Set exercise →
Only the lines from the line containing "Write the seaborn" to the line containing "return [left /", with both of those lines, are to be repeated exactly. Leave the images out.

** BEGIN Material provided **

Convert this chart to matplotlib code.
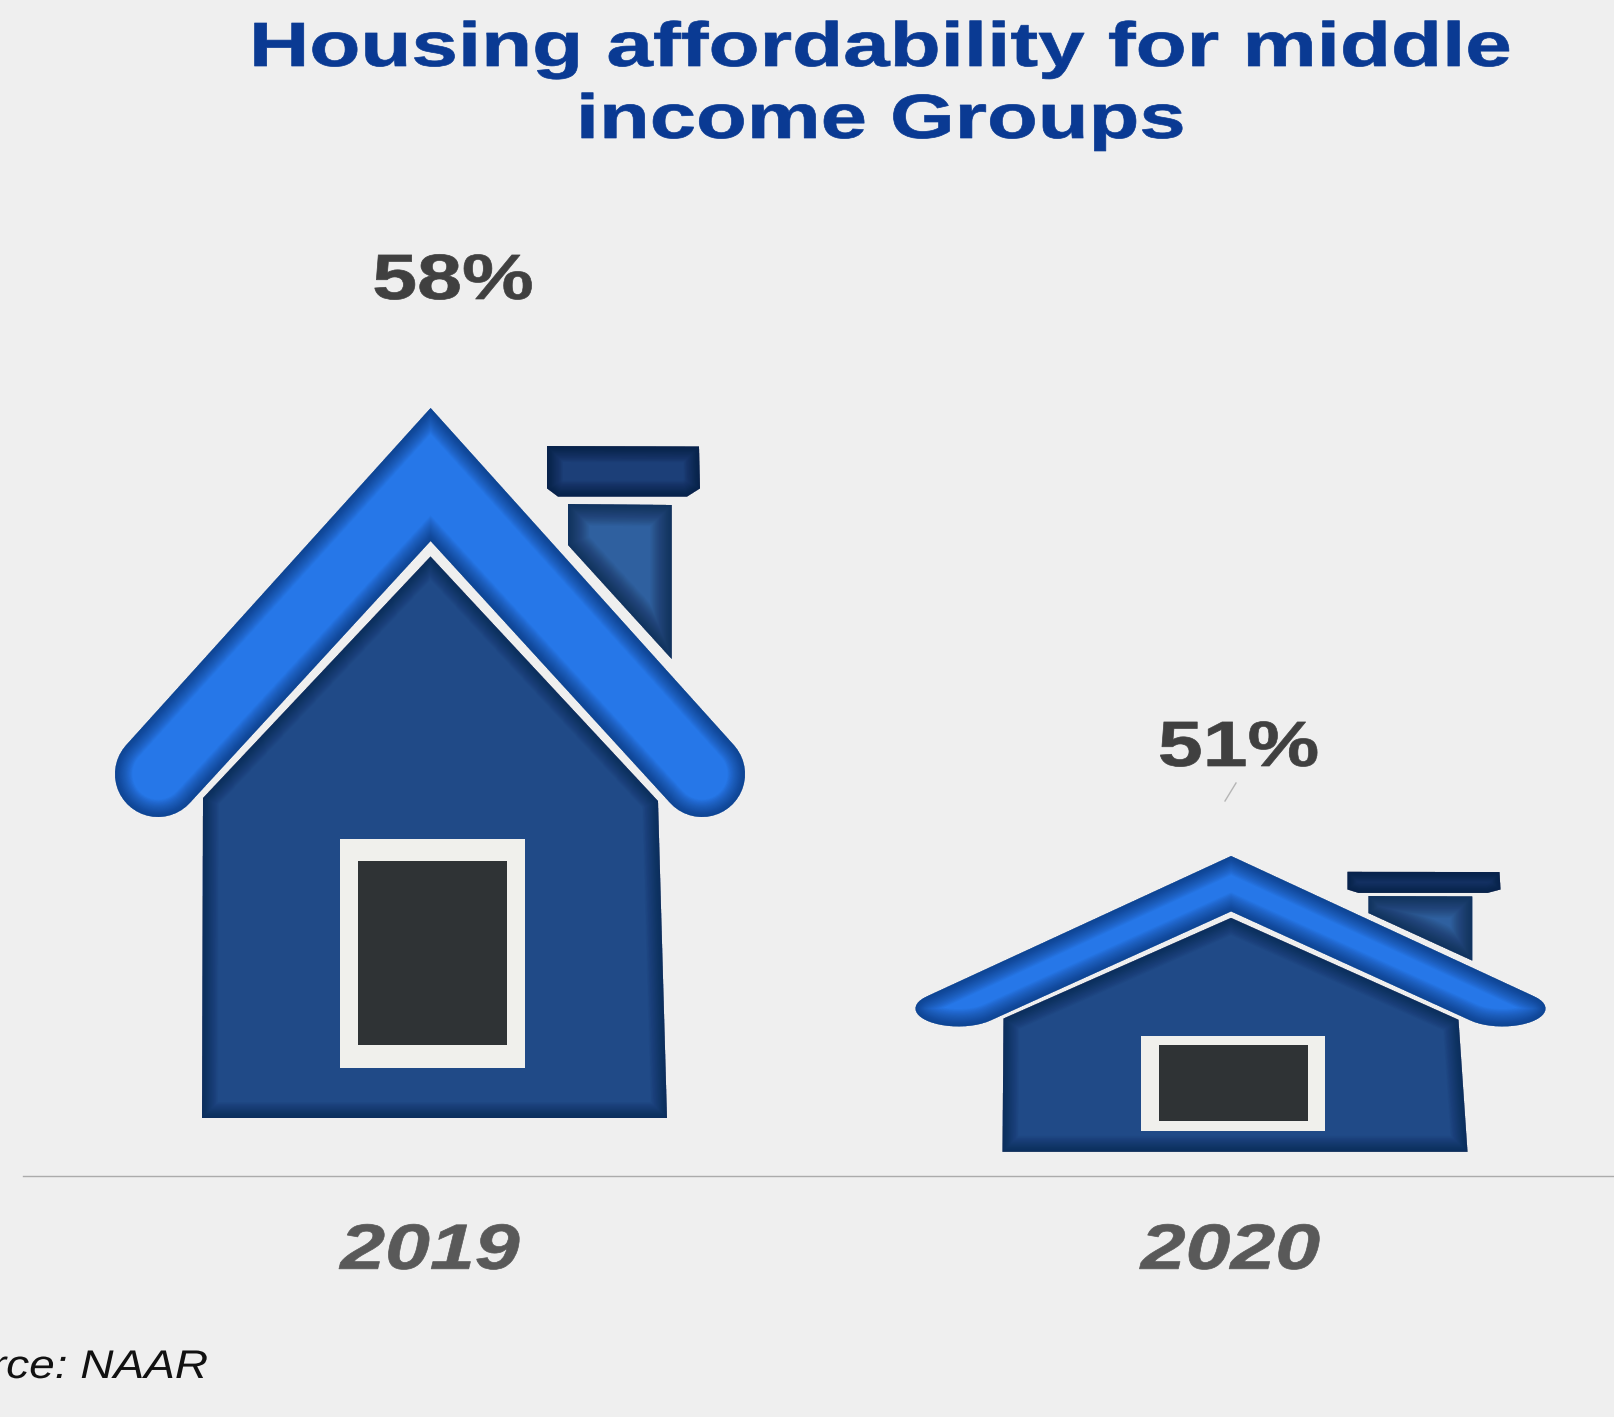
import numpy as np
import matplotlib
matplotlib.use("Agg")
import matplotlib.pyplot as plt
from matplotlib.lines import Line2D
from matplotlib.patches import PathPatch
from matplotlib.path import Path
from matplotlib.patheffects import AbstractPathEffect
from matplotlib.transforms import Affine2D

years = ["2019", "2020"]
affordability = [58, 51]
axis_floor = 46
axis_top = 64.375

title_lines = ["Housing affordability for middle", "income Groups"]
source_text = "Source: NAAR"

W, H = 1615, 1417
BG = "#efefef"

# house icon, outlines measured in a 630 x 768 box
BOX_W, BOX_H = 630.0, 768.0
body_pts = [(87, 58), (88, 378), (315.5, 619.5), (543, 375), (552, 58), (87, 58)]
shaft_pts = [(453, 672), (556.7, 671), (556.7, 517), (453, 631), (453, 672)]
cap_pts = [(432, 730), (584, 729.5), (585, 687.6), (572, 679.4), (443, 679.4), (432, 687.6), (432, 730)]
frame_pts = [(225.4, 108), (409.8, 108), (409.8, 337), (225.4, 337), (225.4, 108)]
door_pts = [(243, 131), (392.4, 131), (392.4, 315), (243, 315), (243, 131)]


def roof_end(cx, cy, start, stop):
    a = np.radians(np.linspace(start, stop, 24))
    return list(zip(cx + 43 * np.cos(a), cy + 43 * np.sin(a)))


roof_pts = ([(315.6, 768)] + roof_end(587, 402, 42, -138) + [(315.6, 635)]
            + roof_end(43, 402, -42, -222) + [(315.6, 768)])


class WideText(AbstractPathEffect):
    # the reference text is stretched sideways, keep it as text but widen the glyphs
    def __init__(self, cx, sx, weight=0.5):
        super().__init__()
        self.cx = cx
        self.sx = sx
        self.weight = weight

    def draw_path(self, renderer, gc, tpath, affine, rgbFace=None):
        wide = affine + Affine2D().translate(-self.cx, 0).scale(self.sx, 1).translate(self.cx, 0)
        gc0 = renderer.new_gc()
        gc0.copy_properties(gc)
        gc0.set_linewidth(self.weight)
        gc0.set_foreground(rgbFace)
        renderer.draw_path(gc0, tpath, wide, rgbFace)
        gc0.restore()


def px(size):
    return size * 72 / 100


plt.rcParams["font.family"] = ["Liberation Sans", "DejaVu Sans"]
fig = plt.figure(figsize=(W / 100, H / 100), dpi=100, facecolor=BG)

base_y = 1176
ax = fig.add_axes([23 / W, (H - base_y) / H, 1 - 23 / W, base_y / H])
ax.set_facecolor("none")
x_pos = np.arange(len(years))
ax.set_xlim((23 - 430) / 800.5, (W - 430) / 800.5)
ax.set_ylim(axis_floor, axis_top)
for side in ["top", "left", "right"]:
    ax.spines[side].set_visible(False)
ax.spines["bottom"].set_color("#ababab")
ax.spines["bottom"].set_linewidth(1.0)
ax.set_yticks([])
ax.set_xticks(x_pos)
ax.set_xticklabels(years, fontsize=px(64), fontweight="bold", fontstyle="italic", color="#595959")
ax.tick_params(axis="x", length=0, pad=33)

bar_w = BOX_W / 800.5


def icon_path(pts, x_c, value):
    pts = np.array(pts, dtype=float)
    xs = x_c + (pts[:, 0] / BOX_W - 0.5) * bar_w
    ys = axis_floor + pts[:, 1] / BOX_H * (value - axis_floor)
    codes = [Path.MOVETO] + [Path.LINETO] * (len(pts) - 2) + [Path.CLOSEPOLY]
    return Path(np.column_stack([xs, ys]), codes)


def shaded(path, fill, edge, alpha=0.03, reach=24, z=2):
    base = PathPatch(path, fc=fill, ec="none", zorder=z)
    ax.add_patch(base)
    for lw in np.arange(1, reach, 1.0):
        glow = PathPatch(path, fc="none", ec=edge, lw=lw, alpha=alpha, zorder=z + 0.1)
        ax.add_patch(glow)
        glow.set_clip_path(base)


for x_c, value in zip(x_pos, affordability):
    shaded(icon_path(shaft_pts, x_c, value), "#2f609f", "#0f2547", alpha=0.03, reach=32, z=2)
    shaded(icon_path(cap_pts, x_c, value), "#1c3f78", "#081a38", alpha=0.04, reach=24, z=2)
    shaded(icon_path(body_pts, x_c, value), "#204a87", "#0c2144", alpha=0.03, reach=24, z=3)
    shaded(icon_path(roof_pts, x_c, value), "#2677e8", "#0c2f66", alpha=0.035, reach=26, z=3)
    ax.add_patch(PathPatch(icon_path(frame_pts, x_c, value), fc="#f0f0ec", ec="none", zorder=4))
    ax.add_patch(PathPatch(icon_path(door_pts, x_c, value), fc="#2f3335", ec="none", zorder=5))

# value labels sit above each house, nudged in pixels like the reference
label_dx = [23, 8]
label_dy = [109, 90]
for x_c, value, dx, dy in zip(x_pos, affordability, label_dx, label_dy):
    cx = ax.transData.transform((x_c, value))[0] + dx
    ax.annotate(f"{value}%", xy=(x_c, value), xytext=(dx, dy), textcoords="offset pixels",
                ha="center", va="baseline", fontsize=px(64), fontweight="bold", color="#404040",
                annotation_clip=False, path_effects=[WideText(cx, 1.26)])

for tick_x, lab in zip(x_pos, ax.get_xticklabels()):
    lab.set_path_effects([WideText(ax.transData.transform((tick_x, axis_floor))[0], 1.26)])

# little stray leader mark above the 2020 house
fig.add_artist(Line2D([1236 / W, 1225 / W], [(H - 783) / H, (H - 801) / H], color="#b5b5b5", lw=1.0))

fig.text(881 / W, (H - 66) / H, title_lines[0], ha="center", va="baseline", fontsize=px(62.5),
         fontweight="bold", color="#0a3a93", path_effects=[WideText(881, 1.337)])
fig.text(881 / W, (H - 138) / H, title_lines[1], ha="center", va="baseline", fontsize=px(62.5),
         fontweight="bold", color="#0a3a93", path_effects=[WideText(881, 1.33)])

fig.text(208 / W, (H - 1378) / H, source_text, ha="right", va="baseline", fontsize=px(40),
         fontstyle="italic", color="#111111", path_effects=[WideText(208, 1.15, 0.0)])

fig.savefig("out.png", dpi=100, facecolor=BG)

** END Material provided **
** BEGIN Material provided **

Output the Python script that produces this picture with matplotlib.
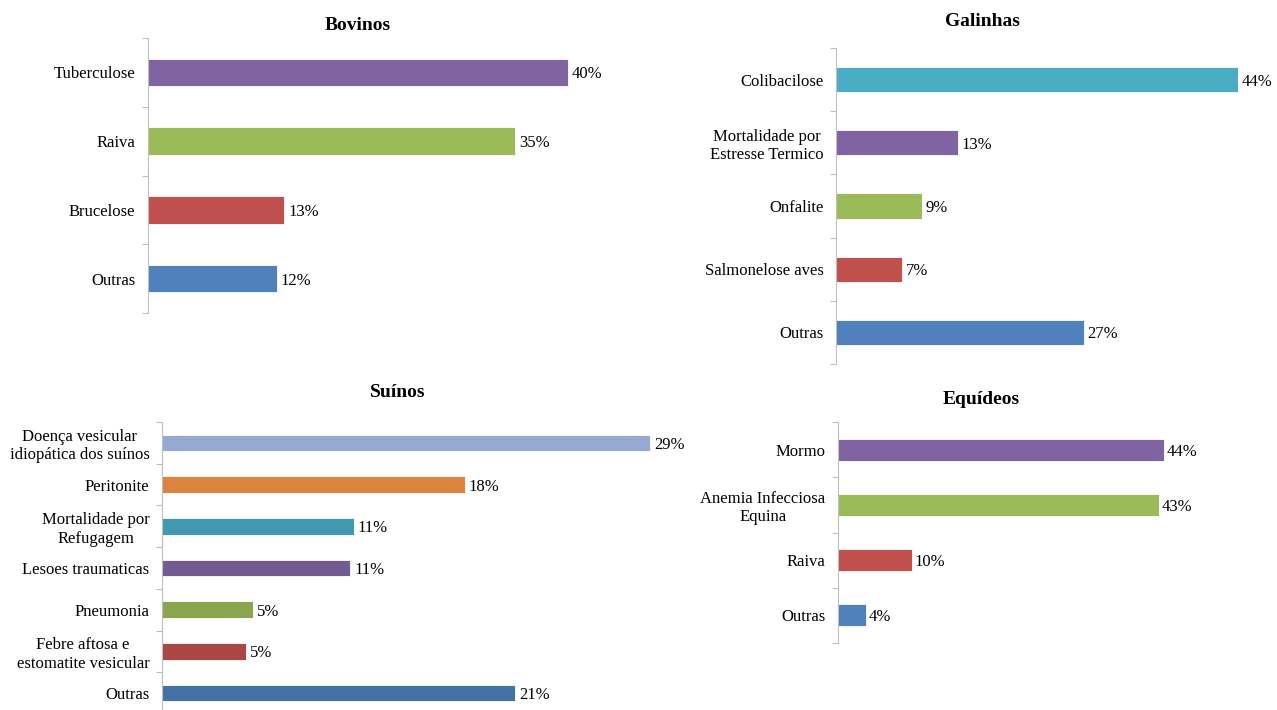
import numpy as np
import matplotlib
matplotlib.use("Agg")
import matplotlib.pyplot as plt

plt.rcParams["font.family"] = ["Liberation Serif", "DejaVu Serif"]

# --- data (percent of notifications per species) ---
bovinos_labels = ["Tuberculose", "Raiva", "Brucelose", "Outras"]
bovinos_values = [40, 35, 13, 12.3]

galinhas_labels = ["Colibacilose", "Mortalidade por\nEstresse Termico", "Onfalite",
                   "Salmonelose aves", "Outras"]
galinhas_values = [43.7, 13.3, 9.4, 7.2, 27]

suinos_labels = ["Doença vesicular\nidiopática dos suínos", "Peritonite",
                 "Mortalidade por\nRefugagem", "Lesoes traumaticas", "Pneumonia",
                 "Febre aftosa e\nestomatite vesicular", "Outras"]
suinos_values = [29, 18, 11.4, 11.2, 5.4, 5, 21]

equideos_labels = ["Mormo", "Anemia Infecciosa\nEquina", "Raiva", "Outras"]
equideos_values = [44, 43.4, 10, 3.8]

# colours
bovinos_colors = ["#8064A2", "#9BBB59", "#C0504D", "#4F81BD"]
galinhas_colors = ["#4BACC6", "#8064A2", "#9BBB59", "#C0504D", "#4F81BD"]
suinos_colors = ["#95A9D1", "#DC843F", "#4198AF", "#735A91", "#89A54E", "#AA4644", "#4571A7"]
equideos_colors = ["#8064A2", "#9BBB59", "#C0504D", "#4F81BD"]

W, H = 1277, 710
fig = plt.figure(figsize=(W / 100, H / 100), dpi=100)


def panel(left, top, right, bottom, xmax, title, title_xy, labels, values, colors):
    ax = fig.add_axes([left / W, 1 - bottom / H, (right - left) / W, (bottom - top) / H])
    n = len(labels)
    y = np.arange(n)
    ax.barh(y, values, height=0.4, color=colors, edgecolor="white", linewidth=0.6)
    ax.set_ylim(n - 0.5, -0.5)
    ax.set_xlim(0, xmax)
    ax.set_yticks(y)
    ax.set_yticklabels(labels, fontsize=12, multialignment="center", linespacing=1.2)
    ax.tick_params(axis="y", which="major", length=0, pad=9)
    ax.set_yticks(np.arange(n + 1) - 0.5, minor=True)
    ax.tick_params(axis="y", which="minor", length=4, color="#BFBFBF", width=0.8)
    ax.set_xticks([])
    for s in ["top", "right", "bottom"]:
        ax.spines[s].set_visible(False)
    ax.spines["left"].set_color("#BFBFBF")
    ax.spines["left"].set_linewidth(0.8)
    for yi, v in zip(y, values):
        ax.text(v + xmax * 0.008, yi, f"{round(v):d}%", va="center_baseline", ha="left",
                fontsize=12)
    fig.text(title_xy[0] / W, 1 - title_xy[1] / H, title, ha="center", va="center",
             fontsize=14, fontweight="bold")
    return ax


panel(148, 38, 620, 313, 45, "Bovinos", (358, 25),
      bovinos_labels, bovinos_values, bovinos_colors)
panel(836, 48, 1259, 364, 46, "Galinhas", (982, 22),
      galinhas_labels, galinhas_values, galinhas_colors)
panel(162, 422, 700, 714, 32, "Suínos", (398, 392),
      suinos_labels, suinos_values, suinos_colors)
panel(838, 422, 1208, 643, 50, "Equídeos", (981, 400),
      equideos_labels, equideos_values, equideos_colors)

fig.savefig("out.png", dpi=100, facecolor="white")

** END Material provided **
** BEGIN Material provided **

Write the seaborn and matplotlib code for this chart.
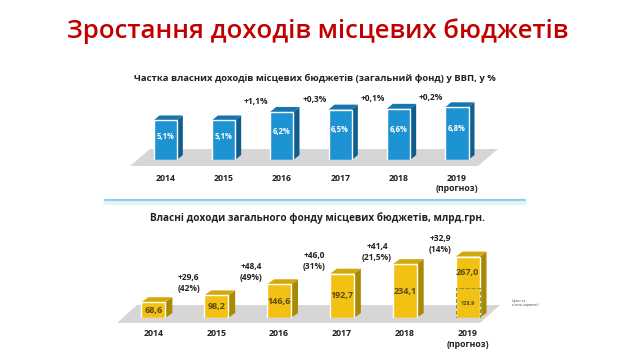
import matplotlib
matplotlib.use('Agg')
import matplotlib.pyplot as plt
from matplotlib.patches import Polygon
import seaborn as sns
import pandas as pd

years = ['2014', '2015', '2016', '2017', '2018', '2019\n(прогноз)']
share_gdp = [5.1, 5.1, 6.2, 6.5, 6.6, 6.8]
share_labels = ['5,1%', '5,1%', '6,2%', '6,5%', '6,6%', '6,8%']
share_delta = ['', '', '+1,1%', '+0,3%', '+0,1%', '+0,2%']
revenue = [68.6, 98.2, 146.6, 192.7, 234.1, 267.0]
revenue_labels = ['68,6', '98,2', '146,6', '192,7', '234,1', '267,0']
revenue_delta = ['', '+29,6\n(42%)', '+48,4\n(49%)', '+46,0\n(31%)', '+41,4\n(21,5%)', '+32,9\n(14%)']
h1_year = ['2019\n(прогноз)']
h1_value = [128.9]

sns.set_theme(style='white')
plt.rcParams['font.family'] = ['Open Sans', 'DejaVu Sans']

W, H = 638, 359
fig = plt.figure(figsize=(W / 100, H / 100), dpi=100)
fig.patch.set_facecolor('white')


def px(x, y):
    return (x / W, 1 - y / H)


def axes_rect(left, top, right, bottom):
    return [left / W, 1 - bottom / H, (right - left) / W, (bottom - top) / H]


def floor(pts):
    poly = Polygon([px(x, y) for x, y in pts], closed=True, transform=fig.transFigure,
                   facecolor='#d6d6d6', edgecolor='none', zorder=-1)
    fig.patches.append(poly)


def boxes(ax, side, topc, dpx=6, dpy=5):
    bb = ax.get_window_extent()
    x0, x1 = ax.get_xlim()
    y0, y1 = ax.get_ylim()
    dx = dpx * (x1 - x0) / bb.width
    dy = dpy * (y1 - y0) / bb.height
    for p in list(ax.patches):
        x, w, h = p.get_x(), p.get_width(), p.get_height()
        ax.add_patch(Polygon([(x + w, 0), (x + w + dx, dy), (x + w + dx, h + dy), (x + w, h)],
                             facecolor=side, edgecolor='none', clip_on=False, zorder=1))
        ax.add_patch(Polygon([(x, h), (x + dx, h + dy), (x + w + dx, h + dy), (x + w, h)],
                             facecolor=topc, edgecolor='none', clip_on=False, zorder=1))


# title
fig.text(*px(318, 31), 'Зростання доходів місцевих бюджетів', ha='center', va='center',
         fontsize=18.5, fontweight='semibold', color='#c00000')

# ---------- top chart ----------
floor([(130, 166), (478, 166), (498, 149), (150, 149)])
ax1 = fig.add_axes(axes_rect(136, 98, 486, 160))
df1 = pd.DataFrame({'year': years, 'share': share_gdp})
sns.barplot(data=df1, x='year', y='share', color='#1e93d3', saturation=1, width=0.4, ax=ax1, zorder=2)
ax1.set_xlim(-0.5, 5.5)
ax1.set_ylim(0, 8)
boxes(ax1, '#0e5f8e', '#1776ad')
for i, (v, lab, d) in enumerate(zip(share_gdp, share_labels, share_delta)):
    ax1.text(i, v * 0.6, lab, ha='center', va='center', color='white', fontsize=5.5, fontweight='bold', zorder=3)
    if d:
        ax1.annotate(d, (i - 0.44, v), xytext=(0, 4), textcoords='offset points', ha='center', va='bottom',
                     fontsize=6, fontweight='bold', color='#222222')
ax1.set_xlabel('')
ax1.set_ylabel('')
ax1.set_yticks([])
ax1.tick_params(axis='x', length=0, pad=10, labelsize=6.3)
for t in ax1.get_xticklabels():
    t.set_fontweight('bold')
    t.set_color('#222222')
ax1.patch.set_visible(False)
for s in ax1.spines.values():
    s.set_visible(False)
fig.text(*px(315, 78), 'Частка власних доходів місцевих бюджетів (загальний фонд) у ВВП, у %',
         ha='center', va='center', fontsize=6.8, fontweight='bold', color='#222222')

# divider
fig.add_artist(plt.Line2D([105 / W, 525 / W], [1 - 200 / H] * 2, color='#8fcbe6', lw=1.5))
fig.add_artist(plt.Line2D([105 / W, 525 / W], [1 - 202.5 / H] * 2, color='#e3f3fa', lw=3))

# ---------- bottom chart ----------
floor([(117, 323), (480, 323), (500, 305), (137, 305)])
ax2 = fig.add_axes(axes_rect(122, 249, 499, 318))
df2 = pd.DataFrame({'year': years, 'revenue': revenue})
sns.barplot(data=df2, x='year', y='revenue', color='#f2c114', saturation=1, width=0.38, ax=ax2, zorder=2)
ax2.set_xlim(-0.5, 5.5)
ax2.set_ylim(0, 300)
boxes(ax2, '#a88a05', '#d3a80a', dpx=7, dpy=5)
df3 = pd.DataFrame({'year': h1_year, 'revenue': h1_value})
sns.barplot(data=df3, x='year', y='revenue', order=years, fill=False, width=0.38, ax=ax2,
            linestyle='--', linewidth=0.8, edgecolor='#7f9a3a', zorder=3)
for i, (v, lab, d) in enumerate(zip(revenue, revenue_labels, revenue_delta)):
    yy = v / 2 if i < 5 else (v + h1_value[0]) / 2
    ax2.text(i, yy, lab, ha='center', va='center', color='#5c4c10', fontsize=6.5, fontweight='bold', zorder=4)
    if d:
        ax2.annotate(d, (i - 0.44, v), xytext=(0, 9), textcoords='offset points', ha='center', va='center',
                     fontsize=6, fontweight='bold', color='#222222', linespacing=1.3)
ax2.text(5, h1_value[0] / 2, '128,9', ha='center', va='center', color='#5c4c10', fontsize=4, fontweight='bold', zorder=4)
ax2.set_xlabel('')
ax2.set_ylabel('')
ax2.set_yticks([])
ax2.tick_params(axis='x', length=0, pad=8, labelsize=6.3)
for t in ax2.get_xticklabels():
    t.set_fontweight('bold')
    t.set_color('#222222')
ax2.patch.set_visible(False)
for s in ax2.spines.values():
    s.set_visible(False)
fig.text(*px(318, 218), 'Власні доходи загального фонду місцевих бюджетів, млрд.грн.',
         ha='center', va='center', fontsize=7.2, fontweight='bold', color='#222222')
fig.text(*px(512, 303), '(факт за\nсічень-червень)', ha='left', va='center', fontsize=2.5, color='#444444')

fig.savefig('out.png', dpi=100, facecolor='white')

** END Material provided **

Exercise output →
Write the seaborn and matplotlib code for this chart.
import matplotlib
matplotlib.use('Agg')
import matplotlib.pyplot as plt
from matplotlib.patches import Polygon
import seaborn as sns
import pandas as pd

years = ['2014', '2015', '2016', '2017', '2018', '2019\n(прогноз)']
share_gdp = [5.1, 5.1, 6.2, 6.5, 6.6, 6.8]
share_labels = ['5,1%', '5,1%', '6,2%', '6,5%', '6,6%', '6,8%']
share_delta = ['', '', '+1,1%', '+0,3%', '+0,1%', '+0,2%']
revenue = [68.6, 98.2, 146.6, 192.7, 234.1, 267.0]
revenue_labels = ['68,6', '98,2', '146,6', '192,7', '234,1', '267,0']
revenue_delta = ['', '+29,6\n(42%)', '+48,4\n(49%)', '+46,0\n(31%)', '+41,4\n(21,5%)', '+32,9\n(14%)']
h1_year = ['2019\n(прогноз)']
h1_value = [128.9]

sns.set_theme(style='white')
plt.rcParams['font.family'] = ['Open Sans', 'DejaVu Sans']

W, H = 638, 359
fig = plt.figure(figsize=(W / 100, H / 100), dpi=100)
fig.patch.set_facecolor('white')


def px(x, y):
    return (x / W, 1 - y / H)


def axes_rect(left, top, right, bottom):
    return [left / W, 1 - bottom / H, (right - left) / W, (bottom - top) / H]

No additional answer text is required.